Transcribe all of the data exactly. Omit the pictures.

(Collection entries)
· · · · ·

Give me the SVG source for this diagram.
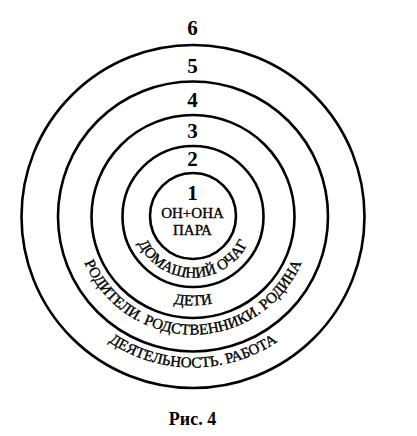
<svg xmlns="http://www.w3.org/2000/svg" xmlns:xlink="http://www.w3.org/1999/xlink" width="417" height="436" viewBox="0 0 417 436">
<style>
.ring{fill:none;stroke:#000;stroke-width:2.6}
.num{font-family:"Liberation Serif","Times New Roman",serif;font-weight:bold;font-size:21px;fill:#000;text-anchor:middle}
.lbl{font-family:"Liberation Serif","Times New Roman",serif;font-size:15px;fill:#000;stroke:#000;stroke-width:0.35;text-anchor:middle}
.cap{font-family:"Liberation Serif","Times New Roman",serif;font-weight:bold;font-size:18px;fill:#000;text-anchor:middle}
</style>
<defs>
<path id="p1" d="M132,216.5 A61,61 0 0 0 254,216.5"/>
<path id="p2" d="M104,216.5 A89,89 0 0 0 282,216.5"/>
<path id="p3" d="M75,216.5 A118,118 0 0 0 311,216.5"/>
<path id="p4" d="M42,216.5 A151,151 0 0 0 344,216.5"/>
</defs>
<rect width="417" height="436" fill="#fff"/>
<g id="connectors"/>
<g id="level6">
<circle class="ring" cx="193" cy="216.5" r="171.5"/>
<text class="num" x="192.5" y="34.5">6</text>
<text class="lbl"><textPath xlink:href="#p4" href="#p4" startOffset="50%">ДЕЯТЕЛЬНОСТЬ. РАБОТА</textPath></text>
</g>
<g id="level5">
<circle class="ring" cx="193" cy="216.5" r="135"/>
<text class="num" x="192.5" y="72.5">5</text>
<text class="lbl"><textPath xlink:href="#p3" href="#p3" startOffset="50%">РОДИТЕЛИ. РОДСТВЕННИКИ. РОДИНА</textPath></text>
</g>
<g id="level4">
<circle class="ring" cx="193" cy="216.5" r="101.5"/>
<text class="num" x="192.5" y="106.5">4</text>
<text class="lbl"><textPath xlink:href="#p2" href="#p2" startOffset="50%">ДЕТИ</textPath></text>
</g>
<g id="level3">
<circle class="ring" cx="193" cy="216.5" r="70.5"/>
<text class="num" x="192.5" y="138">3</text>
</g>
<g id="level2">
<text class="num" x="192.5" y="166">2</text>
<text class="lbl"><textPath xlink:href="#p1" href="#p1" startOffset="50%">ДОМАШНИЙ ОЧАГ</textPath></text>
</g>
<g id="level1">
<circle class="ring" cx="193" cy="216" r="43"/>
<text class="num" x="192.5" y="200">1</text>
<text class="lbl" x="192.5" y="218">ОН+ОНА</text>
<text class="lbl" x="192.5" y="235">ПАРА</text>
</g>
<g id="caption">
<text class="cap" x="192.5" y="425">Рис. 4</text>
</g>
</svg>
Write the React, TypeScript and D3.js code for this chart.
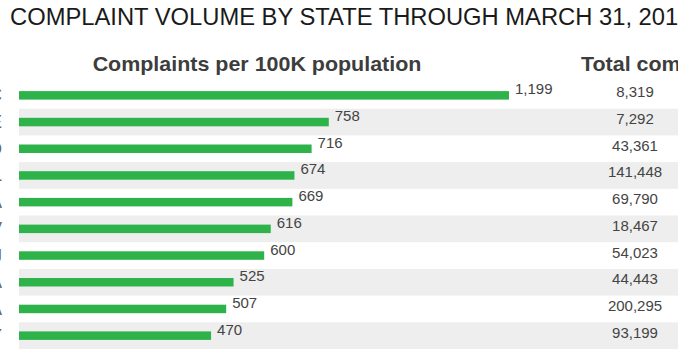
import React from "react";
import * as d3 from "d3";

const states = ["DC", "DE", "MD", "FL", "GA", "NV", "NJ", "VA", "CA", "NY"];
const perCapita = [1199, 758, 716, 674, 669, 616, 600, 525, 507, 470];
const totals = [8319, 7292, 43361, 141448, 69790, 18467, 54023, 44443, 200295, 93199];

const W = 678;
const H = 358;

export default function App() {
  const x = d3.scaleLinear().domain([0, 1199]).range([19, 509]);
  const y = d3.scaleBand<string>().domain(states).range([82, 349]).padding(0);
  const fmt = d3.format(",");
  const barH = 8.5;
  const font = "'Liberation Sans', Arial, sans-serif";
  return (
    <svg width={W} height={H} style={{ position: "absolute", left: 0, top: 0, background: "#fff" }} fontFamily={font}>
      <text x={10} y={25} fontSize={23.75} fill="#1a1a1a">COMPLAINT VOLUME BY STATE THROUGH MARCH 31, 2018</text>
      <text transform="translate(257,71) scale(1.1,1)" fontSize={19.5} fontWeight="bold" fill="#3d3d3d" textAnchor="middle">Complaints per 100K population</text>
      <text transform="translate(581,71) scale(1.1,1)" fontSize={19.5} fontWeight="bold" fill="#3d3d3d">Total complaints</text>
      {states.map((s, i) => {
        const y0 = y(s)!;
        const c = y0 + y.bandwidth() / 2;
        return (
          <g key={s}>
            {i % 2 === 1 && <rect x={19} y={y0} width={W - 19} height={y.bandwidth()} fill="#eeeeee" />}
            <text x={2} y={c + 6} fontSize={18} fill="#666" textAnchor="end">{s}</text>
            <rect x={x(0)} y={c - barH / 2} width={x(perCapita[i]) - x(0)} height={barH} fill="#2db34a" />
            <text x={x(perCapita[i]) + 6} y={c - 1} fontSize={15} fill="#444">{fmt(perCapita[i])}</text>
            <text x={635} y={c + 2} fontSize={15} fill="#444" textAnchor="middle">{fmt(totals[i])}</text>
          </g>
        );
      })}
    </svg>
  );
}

· · · · ·

EXERCISE ANSWER:
Give me the SVG source for this diagram.
<svg xmlns="http://www.w3.org/2000/svg" xmlns:xlink="http://www.w3.org/1999/xlink" width="417" height="436" viewBox="0 0 417 436">
<style>
.ring{fill:none;stroke:#000;stroke-width:2.6}
.num{font-family:"Liberation Serif","Times New Roman",serif;font-weight:bold;font-size:21px;fill:#000;text-anchor:middle}
.lbl{font-family:"Liberation Serif","Times New Roman",serif;font-size:15px;fill:#000;stroke:#000;stroke-width:0.35;text-anchor:middle}
.cap{font-family:"Liberation Serif","Times New Roman",serif;font-weight:bold;font-size:18px;fill:#000;text-anchor:middle}
</style>
<defs>
<path id="p1" d="M132,216.5 A61,61 0 0 0 254,216.5"/>
<path id="p2" d="M104,216.5 A89,89 0 0 0 282,216.5"/>
<path id="p3" d="M75,216.5 A118,118 0 0 0 311,216.5"/>
<path id="p4" d="M42,216.5 A151,151 0 0 0 344,216.5"/>
</defs>
<rect width="417" height="436" fill="#fff"/>
<g id="connectors"/>
<g id="level6">
<circle class="ring" cx="193" cy="216.5" r="171.5"/>
<text class="num" x="192.5" y="34.5">6</text>
<text class="lbl"><textPath xlink:href="#p4" href="#p4" startOffset="50%">ДЕЯТЕЛЬНОСТЬ. РАБОТА</textPath></text>
</g>
<g id="level5">
<circle class="ring" cx="193" cy="216.5" r="135"/>
<text class="num" x="192.5" y="72.5">5</text>
<text class="lbl"><textPath xlink:href="#p3" href="#p3" startOffset="50%">РОДИТЕЛИ. РОДСТВЕННИКИ. РОДИНА</textPath></text>
</g>
<g id="level4">
<circle class="ring" cx="193" cy="216.5" r="101.5"/>
<text class="num" x="192.5" y="106.5">4</text>
<text class="lbl"><textPath xlink:href="#p2" href="#p2" startOffset="50%">ДЕТИ</textPath></text>
</g>
<g id="level3">
<circle class="ring" cx="193" cy="216.5" r="70.5"/>
<text class="num" x="192.5" y="138">3</text>
</g>
<g id="level2">
<text class="num" x="192.5" y="166">2</text>
<text class="lbl"><textPath xlink:href="#p1" href="#p1" startOffset="50%">ДОМАШНИЙ ОЧАГ</textPath></text>
</g>
<g id="level1">
<circle class="ring" cx="193" cy="216" r="43"/>
<text class="num" x="192.5" y="200">1</text>
<text class="lbl" x="192.5" y="218">ОН+ОНА</text>
<text class="lbl" x="192.5" y="235">ПАРА</text>
</g>
<g id="caption">
<text class="cap" x="192.5" y="425">Рис. 4</text>
</g>
</svg>
Write the React, TypeScript and D3.js code for this chart.
import React from "react";
import * as d3 from "d3";

const states = ["DC", "DE", "MD", "FL", "GA", "NV", "NJ", "VA", "CA", "NY"];
const perCapita = [1199, 758, 716, 674, 669, 616, 600, 525, 507, 470];
const totals = [8319, 7292, 43361, 141448, 69790, 18467, 54023, 44443, 200295, 93199];

const W = 678;
const H = 358;

export default function App() {
  const x = d3.scaleLinear().domain([0, 1199]).range([19, 509]);
  const y = d3.scaleBand<string>().domain(states).range([82, 349]).padding(0);
  const fmt = d3.format(",");
  const barH = 8.5;
  const font = "'Liberation Sans', Arial, sans-serif";
  return (
    <svg width={W} height={H} style={{ position: "absolute", left: 0, top: 0, background: "#fff" }} fontFamily={font}>
      <text x={10} y={25} fontSize={23.75} fill="#1a1a1a">COMPLAINT VOLUME BY STATE THROUGH MARCH 31, 2018</text>
      <text transform="translate(257,71) scale(1.1,1)" fontSize={19.5} fontWeight="bold" fill="#3d3d3d" textAnchor="middle">Complaints per 100K population</text>
      <text transform="translate(581,71) scale(1.1,1)" fontSize={19.5} fontWeight="bold" fill="#3d3d3d">Total complaints</text>
      {states.map((s, i) => {
        const y0 = y(s)!;
        const c = y0 + y.bandwidth() / 2;
        return (
          <g key={s}>
            {i % 2 === 1 && <rect x={19} y={y0} width={W - 19} height={y.bandwidth()} fill="#eeeeee" />}
            <text x={2} y={c + 6} fontSize={18} fill="#666" textAnchor="end">{s}</text>
            <rect x={x(0)} y={c - barH / 2} width={x(perCapita[i]) - x(0)} height={barH} fill="#2db34a" />
            <text x={x(perCapita[i]) + 6} y={c - 1} fontSize={15} fill="#444">{fmt(perCapita[i])}</text>
            <text x={635} y={c + 2} fontSize={15} fill="#444" textAnchor="middle">{fmt(totals[i])}</text>
          </g>
        );
      })}
    </svg>
  );
}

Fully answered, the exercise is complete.